Responsibility for Governance
Public and private distribution centers are differentiated by who owns responsibility for governance – the publisher versus central BI.
Public Distribution Center
Subscriber jobs INTO the public DC must be managed by the departmental data owners
- We only publish DASH datasets into the public DC
Content sharing is managed by the dashboard publisher (using groups).
- By default PDP is NOT enabled on any dataset.
Private Distribution Center
Subscriber jobs INTO the private DC must be managed by Central BI
All content sharing is managed by central BI – instance admins.
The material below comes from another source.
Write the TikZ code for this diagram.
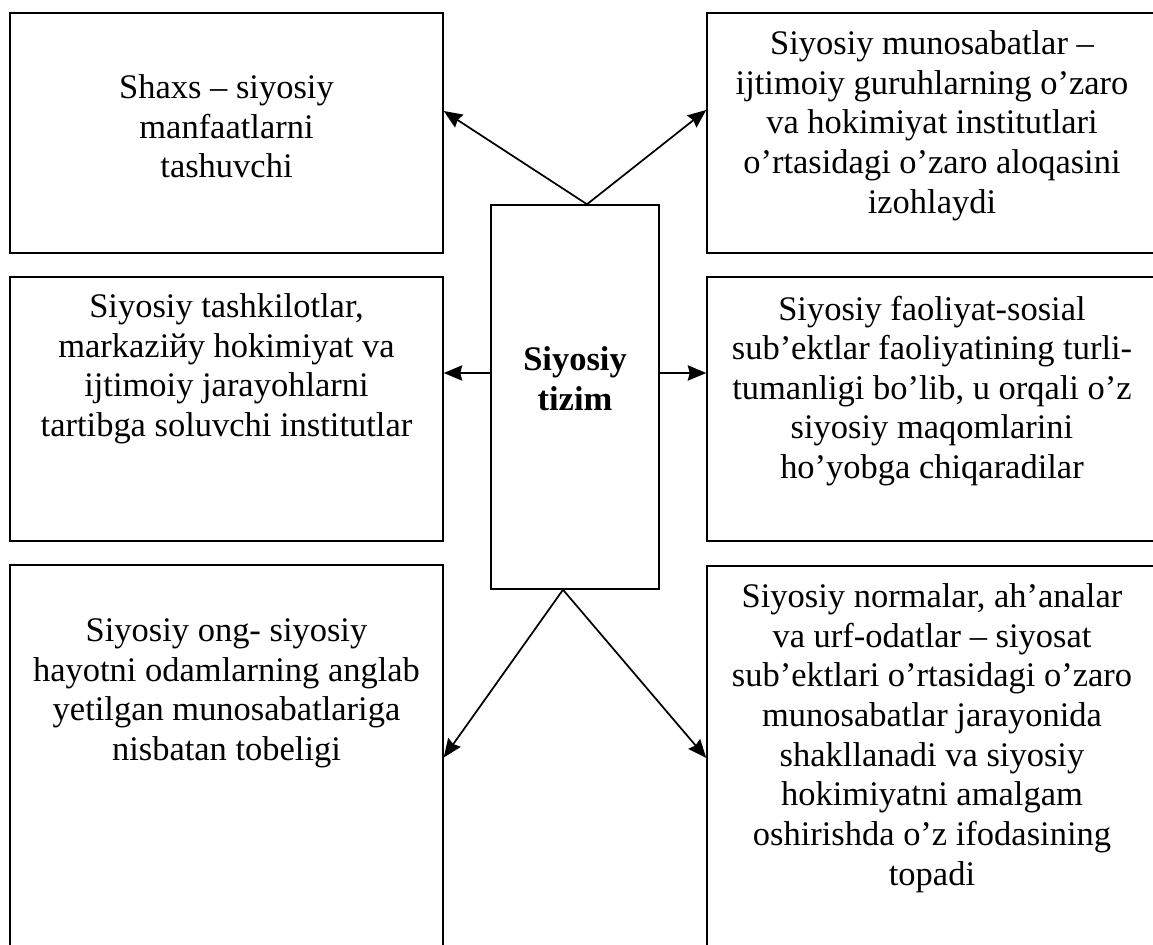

- By default PDP is enabled on all datasets that enter the distribution center.
Sample Use Cases
1. Engineering produces a dashboard
Engineering owns “database_monitoring” (dbm) and publishes a dashboard to the PDC (public distribution center)
- DATASOURCE via raw - dbm_RAW
- ETL to produce dbm_DWH and dbm_DASH
- DISTRIBUTE via publish to PDC (dbm_DASH)
2. Infosec augments Engineering’s dashboard
Infosec wants to augment database_monitoring (dbm) published by Engineering and publish it as a new asset in PDC (public distribution center)
DATASOURCES
via subscription from engineering (dbm_DWH)
Because we do not do publish DASH between departmental instances
RAW data from internal sources
ETL produces infosec_DWH and infosec_DASH
DISTRIBUTE via publish to PDC (infosec_DASH)
3. SecOps chooses the most downstream branch
Security Operations wants to augment the work from Infosec and publish it as a new asset in PDC.
- This introduces a 3-step ETL chain (RAW, engineering (dbm_DWH), or infosec (infosec_DWH) that SecOps must choose where to branch from.
Publish / Subscriber requests should be configured from the most downstream certified data owner – in this case infosec.
- If an update is made to how engineering handles database_monitoring, this ensures the update is passed to infosec. If infosec updates their ornamentation, that update passes down to SecOps and anyone who has branched off of it.